_PROMPT_. Retype only the lines below from the one with "Output the web" to the one with "var yTicks = [0, 0.05, 0.1, 0.15, 0.2, 0.25];", inclusive, skipping every image.

☆ ☆ ☆ ☆

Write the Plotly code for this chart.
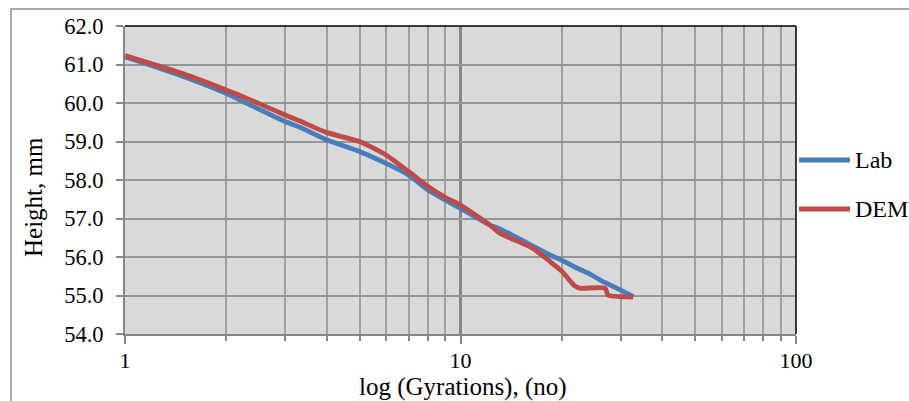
import plotly.graph_objects as go

# Data
lab_x = [1, 1.5, 2, 2.31, 3, 3.32, 4, 5, 6, 7, 8, 9, 10, 12.24, 13.1, 16.4, 18.5, 20, 21.9, 24.4, 26.1, 27.2, 30, 32.7]
lab_y = [61.2, 60.68, 60.25, 59.99, 59.52, 59.37, 59.04, 58.74, 58.43, 58.13, 57.74, 57.48, 57.26, 56.83, 56.73, 56.29, 56.05, 55.92, 55.74, 55.55, 55.40, 55.32, 55.14, 54.97]

dem_x = [1, 1.5, 2, 2.31, 3, 3.32, 4, 5, 6, 7, 8, 9, 10, 12.24, 13.1, 16.4, 18.5, 20, 20.7, 21.9, 22.7, 27.0, 27.5, 30, 32.7]
dem_y = [61.23, 60.75, 60.34, 60.12, 59.69, 59.53, 59.23, 59.0, 58.65, 58.22, 57.83, 57.55, 57.35, 56.83, 56.62, 56.23, 55.88, 55.64, 55.49, 55.25, 55.19, 55.19, 55.01, 54.97, 54.96]

series_names = ["Lab", "DEM"]
series_colors = ["#4A7EBB", "#BE4B48"]

x_major = [1, 10, 100]
x_minor = [2, 3, 4, 5, 6, 7, 8, 9, 20, 30, 40, 50, 60, 70, 80, 90]
y_ticks = [54, 55, 56, 57, 58, 59, 60, 61, 62]

FONT = "Liberation Serif"

fig = go.Figure()
for xs, ys, nm, col in [(lab_x, lab_y, series_names[0], series_colors[0]),
                        (dem_x, dem_y, series_names[1], series_colors[1])]:
    fig.add_trace(go.Scatter(x=xs, y=ys, mode="lines", name=nm, showlegend=False,
                             line=dict(color=col, width=4.8, shape="spline", smoothing=0.5)))

W, H = 909, 401
L, R, T, B = 125, 113, 26, 67
pw, ph = W - L - R, H - T - B

def px2paper_x(p):
    return (p - L) / pw

def px2paper_y(p):
    return (H - B - p) / ph

shapes = [
    # outer chart border (left/top visible)
    dict(type="rect", xref="paper", yref="paper",
         x0=px2paper_x(11), x1=px2paper_x(930), y0=px2paper_y(420), y1=px2paper_y(9),
         line=dict(color="#8C8C8C", width=1.5), fillcolor="rgba(0,0,0,0)", layer="below"),
    # plot area top/right border
    dict(type="line", xref="paper", yref="paper", x0=0, x1=1, y0=1, y1=1,
         line=dict(color="black", width=1.5)),
    dict(type="line", xref="paper", yref="paper", x0=1, x1=1, y0=0, y1=1,
         line=dict(color="black", width=1.5)),
]
annotations = [
    dict(text="log (Gyrations), (no)", xref="paper", yref="paper",
         x=px2paper_x(463), y=px2paper_y(387), xanchor="center", yanchor="middle",
         showarrow=False, font=dict(family=FONT, size=25)),
    dict(text="Height, mm", xref="paper", yref="paper", textangle=-90,
         x=px2paper_x(33), y=px2paper_y(197), xanchor="center", yanchor="middle",
         showarrow=False, font=dict(family=FONT, size=25)),
]

# legend (drawn as keys + text)
legend_y_px = [160, 209]
for nm, col, ly in zip(series_names, series_colors, legend_y_px):
    shapes.append(dict(type="line", xref="paper", yref="paper",
                       x0=px2paper_x(799), x1=px2paper_x(850),
                       y0=px2paper_y(ly), y1=px2paper_y(ly),
                       line=dict(color=col, width=4.8)))
    annotations.append(dict(text=nm, xref="paper", yref="paper",
                            x=px2paper_x(853), y=px2paper_y(ly), xanchor="left", yanchor="middle",
                            showarrow=False, font=dict(family=FONT, size=24)))

fig.update_layout(
    width=W, height=H,
    margin=dict(l=L, r=R, t=T, b=B, pad=0),
    paper_bgcolor="white",
    plot_bgcolor="#D9D9D9",
    font=dict(family=FONT, color="black", size=20),
    showlegend=False,
    xaxis=dict(
        type="log", range=[0, 2],
        tickmode="array", tickvals=x_major, ticktext=[str(v) for v in x_major],
        ticks="outside", ticklen=8, tickwidth=2, tickcolor="#868686",
        showgrid=True, gridcolor="#868686", gridwidth=2.5,
        showline=True, linecolor="#868686", linewidth=2,
        tickfont=dict(family=FONT, size=22),
        ticklabelstandoff=-2,
        minor=dict(tickmode="array", tickvals=x_minor, ticks="outside", ticklen=5,
                   tickwidth=2, tickcolor="#868686",
                   showgrid=True, gridcolor="#A0A0A0", gridwidth=1.5),
        zeroline=False,
    ),
    yaxis=dict(
        range=[54, 62], tickmode="array", tickvals=y_ticks,
        ticktext=[f"{v:.1f}" for v in y_ticks],
        ticks="outside", ticklen=7, tickwidth=2, tickcolor="#868686",
        showgrid=True, gridcolor="#969696", gridwidth=2,
        showline=True, linecolor="#868686", linewidth=2,
        tickfont=dict(family=FONT, size=22.5),
        ticklabelstandoff=8,
        zeroline=False,
    ),
    shapes=shapes,
    annotations=annotations,
)

fig.write_html("out.html")
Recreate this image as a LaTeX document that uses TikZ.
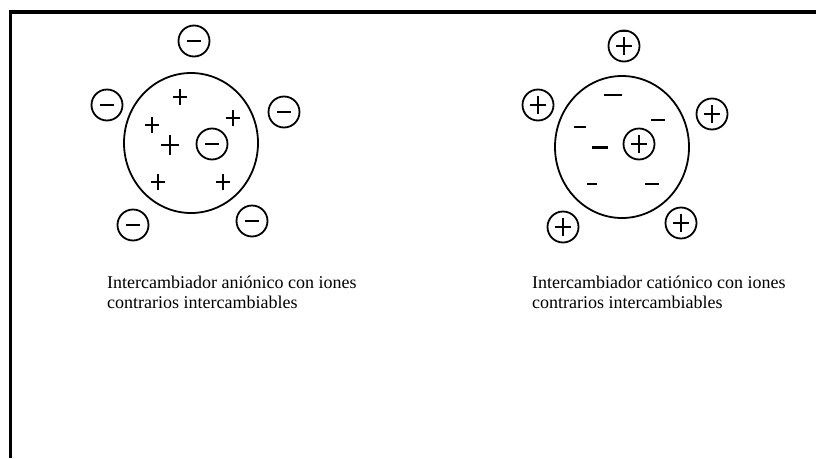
\documentclass[tikz,border=0pt]{standalone}
\usepackage{fontspec}
\setmainfont{Liberation Serif}
\begin{document}
\begin{tikzpicture}[x=1pt,y=-1pt,
  ring/.style={line width=1.8pt},
  sign/.style={line width=2.4pt},
  thinsign/.style={line width=1.3pt},
  anion/.pic={\draw[ring] (0,0) circle (15.5); \draw[sign] (-7,0) -- (7,0);},
  cation/.pic={\draw[ring] (0,0) circle (15.5); \draw[sign] (-8,0) -- (8,0) (0,-9) -- (0,9);},
  plussign/.pic={\draw[sign] (-7,0) -- (7,0) (0,-8) -- (0,8);},
  caption/.style={font=\fontsize{18}{20}\selectfont, align=left, anchor=north west, inner sep=0pt}
]
\useasboundingbox (0,0) rectangle (816,458);
% frame
\draw[line width=4pt] (8.5,12) -- (816,12);
\draw[line width=3pt] (10.5,10) -- (10.5,458);

% ---------- anion exchanger ----------
\draw[ring] (191,143) ellipse (67 and 70);
\pic at (194,41) {anion};
\pic at (107,105) {anion};
\pic at (284,112) {anion};
\pic at (133,225) {anion};
\pic at (252,221) {anion};
\pic at (212,144) {anion};
\pic at (180,97) {plussign};
\pic at (152,125) {plussign};
\pic[scale=1.25] at (170,145) {plussign};
\pic at (233,118) {plussign};
\pic at (158,182) {plussign};
\pic at (223,182) {plussign};

% ---------- cation exchanger ----------
\draw[ring] (622,147) ellipse (67 and 71);
\pic at (624,46) {cation};
\draw[sign] (620,31) -- (628,31);
\pic at (538,105) {cation};
\pic at (712,114) {cation};
\pic at (563,227) {cation};
\pic at (681,223) {cation};
\pic at (639,144) {cation};
\draw[sign] (604,95) -- (622,95);
\draw[thinsign] (574,127) -- (586,127);
\draw[sign] (651,120) -- (665,120);
\draw[line width=3pt] (592,147) -- (608,147);
\draw[thinsign] (587,184) -- (597,184);
\draw[thinsign] (645,184) -- (659,184);

% captions
\node[caption] (capA) at (107,276) {Intercambiador aniónico con iones\\contrarios intercambiables};
\node[caption] (capC) at (532,276) {Intercambiador catiónico con iones\\contrarios intercambiables};
\end{tikzpicture}
\end{document}
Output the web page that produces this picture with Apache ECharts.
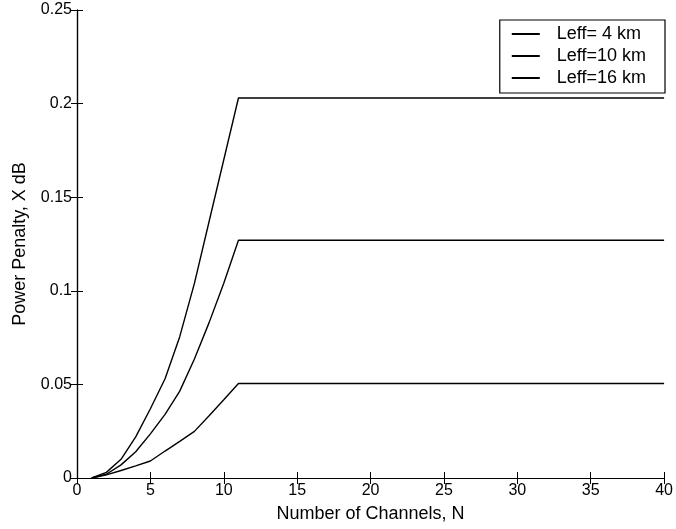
<!DOCTYPE html>
<html>
<head>
<meta charset="utf-8">
<script src="https://cdn.jsdelivr.net/npm/echarts@6/dist/echarts.min.js"></script>
<style>html,body{margin:0;padding:0;background:#fff}#c{width:676px;height:529px}</style>
</head>
<body>
<div id="c"></div>
<script>
var channels = [1, 2, 3, 4, 5, 6, 7, 8, 9, 10, 11, 40];
var leff4  = [0, 0.0017, 0.0040, 0.0065, 0.0091, 0.0144, 0.0196, 0.0249, 0.0333, 0.0418, 0.0505, 0.0505];
var leff10 = [0, 0.0020, 0.0070, 0.0140, 0.0236, 0.0340, 0.0464, 0.0636, 0.0830, 0.1040, 0.1270, 0.1270];
var leff16 = [0, 0.0030, 0.0100, 0.0220, 0.0370, 0.0530, 0.0755, 0.1040, 0.1370, 0.1700, 0.2030, 0.2030];
var seriesNames = ['Leff= 4 km', 'Leff=10 km', 'Leff=16 km'];
var xTicks = [0, 5, 10, 15, 20, 25, 30, 35, 40];
var yTicks = [0, 0.05, 0.1, 0.15, 0.2, 0.25];

function pairs(v) { return channels.map(function (n, i) { return [n, v[i]]; }); }
var FONT = 'Liberation Sans, Arial, sans-serif';
var chart = echarts.init(document.getElementById('c'), null, {renderer: 'canvas'});
var axisLine = {show: true, lineStyle: {color: '#000', width: 1.2}};
var tick = {show: true, inside: true, length: 6, lineStyle: {color: '#000'}};
var lbl = {color: '#000', fontSize: 16, fontFamily: FONT};
chart.setOption({
  animation: false,
  backgroundColor: '#fff',
  grid: {left: 77, right: 9, top: 10, bottom: 51, containLabel: false},
  legend: {
    data: seriesNames, orient: 'vertical', right: 11, top: 20,
    backgroundColor: '#fff', borderColor: '#000', borderWidth: 1.2,
    padding: [5, 19, 6, 12], itemGap: 4, itemWidth: 28, itemHeight: 2,
    icon: 'rect',
    textStyle: {color: '#000', fontSize: 18, fontFamily: FONT, padding: [0, 0, 0, 12]}
  },
  xAxis: [{
    type: 'value', min: xTicks[0], max: xTicks[xTicks.length - 1], interval: 5,
    name: 'Number of Channels, N', nameLocation: 'middle', nameGap: 27,
    nameTextStyle: {color: '#000', fontSize: 18, fontFamily: FONT, verticalAlign: 'top'},
    axisLine: axisLine, axisTick: tick, splitLine: {show: false},
    axisLabel: Object.assign({margin: 5}, lbl)
  }, {
    type: 'value', position: 'top', min: 0, max: 40, interval: 5,
    axisLine: axisLine, axisTick: tick, splitLine: {show: false}, axisLabel: {show: false}
  }],
  yAxis: [{
    type: 'value', min: yTicks[0], max: yTicks[yTicks.length - 1], interval: 0.05,
    name: 'Power Penalty, X dB', nameLocation: 'middle', nameGap: 48, nameRotate: 90,
    nameTextStyle: {color: '#000', fontSize: 18, fontFamily: FONT},
    axisLine: axisLine, axisTick: tick, splitLine: {show: false},
    axisLabel: Object.assign({margin: 5}, lbl)
  }, {
    type: 'value', position: 'right', min: 0, max: 0.25, interval: 0.05,
    axisLine: axisLine, axisTick: tick, splitLine: {show: false}, axisLabel: {show: false}
  }],
  series: [leff4, leff10, leff16].map(function (v, i) {
    return {
      name: seriesNames[i], type: 'line', data: pairs(v), symbol: 'none',
      lineStyle: {color: '#000', width: 1.4}, itemStyle: {color: '#000'}
    };
  })
});
</script>
</body>
</html>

☆ ☆ ☆ ☆

_CORRECT ANSWER_.
Output the web page that produces this picture with Apache ECharts.
<!DOCTYPE html>
<html>
<head>
<meta charset="utf-8">
<script src="https://cdn.jsdelivr.net/npm/echarts@6/dist/echarts.min.js"></script>
<style>html,body{margin:0;padding:0;background:#fff}#c{width:676px;height:529px}</style>
</head>
<body>
<div id="c"></div>
<script>
var channels = [1, 2, 3, 4, 5, 6, 7, 8, 9, 10, 11, 40];
var leff4  = [0, 0.0017, 0.0040, 0.0065, 0.0091, 0.0144, 0.0196, 0.0249, 0.0333, 0.0418, 0.0505, 0.0505];
var leff10 = [0, 0.0020, 0.0070, 0.0140, 0.0236, 0.0340, 0.0464, 0.0636, 0.0830, 0.1040, 0.1270, 0.1270];
var leff16 = [0, 0.0030, 0.0100, 0.0220, 0.0370, 0.0530, 0.0755, 0.1040, 0.1370, 0.1700, 0.2030, 0.2030];
var seriesNames = ['Leff= 4 km', 'Leff=10 km', 'Leff=16 km'];
var xTicks = [0, 5, 10, 15, 20, 25, 30, 35, 40];
var yTicks = [0, 0.05, 0.1, 0.15, 0.2, 0.25];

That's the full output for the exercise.